_Challenge_
Find each line containing the string "this" and return it.

_Supplied data_
##############################

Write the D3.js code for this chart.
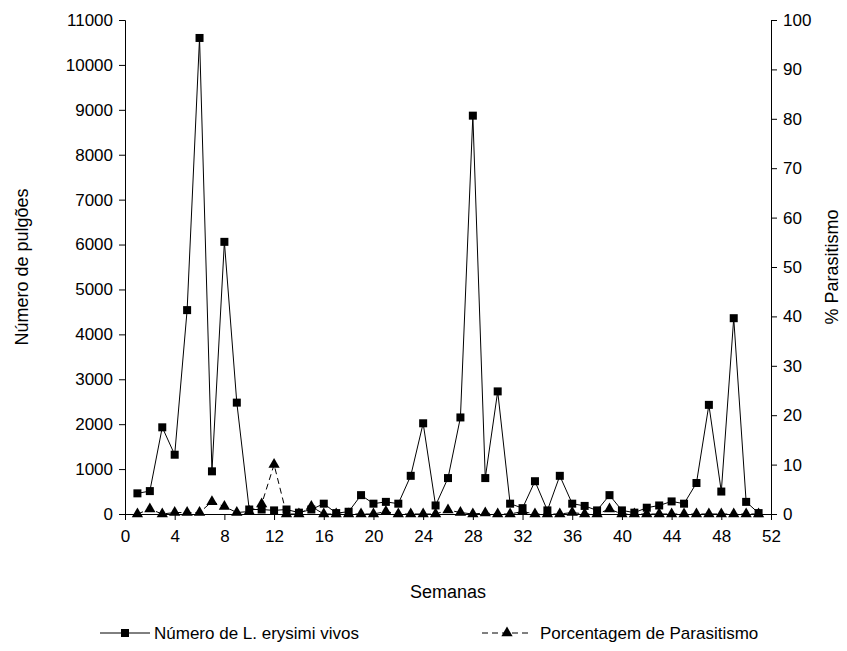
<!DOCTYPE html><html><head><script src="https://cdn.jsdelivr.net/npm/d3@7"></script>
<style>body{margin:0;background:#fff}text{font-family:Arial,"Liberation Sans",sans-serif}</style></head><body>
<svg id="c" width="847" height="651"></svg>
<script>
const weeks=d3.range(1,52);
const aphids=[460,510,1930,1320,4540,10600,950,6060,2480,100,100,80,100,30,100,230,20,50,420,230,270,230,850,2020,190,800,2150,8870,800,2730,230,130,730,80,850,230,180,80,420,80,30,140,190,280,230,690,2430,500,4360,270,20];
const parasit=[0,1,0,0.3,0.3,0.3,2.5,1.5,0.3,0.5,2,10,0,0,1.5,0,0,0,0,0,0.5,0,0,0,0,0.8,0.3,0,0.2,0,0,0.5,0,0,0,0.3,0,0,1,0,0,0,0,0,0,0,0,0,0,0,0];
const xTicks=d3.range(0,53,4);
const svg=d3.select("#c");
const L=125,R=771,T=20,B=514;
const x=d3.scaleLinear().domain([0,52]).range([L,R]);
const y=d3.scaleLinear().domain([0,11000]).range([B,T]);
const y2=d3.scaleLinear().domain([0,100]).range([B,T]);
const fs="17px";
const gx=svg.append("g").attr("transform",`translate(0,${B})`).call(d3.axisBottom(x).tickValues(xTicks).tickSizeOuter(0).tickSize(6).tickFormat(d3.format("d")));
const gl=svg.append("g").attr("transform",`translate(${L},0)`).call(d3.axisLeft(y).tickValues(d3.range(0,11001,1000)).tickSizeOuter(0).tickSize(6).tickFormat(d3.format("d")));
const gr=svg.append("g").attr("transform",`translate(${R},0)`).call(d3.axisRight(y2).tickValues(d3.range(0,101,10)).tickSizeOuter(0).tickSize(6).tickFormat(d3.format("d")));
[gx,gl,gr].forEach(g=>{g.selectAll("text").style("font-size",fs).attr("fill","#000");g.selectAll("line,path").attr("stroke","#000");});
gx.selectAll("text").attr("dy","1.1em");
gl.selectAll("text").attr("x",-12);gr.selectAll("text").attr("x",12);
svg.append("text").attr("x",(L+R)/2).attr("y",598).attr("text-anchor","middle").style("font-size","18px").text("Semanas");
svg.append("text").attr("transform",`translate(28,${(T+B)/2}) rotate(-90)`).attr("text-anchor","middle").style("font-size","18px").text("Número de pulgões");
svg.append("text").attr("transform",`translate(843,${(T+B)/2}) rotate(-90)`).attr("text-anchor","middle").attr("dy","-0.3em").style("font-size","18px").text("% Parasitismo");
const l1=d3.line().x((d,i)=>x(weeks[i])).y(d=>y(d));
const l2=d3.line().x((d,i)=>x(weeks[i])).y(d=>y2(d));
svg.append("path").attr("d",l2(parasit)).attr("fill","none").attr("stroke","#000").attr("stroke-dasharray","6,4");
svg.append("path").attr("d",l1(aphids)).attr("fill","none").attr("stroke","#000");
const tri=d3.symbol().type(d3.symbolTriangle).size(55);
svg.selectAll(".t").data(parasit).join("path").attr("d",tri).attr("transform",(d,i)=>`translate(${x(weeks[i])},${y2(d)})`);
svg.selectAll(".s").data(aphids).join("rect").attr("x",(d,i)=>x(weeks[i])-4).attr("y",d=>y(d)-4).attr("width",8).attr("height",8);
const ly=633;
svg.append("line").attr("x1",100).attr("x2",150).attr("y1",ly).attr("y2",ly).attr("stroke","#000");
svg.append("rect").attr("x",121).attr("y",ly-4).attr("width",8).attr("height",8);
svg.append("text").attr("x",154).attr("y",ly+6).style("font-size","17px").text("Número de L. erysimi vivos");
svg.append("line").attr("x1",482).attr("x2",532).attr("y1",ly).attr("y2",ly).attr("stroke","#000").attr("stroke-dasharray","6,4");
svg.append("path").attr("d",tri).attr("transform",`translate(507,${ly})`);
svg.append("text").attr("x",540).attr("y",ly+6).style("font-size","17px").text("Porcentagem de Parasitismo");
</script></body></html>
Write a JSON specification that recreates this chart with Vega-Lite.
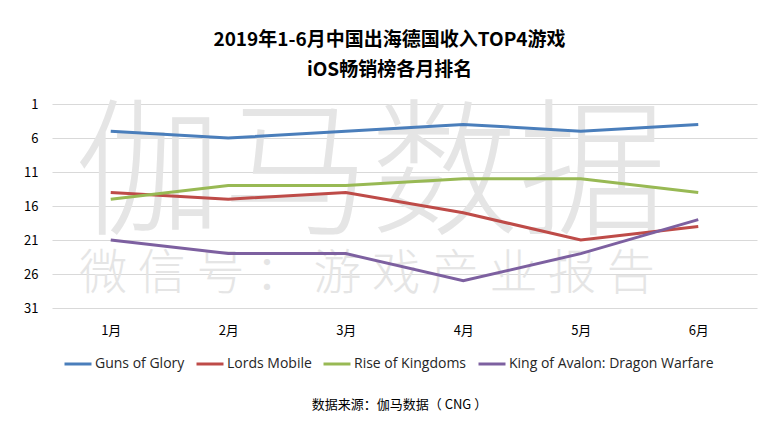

##############################

_Answer to the exercise_
Write the D3.js code for this chart.
Write a JSON specification that recreates this chart with Vega-Lite.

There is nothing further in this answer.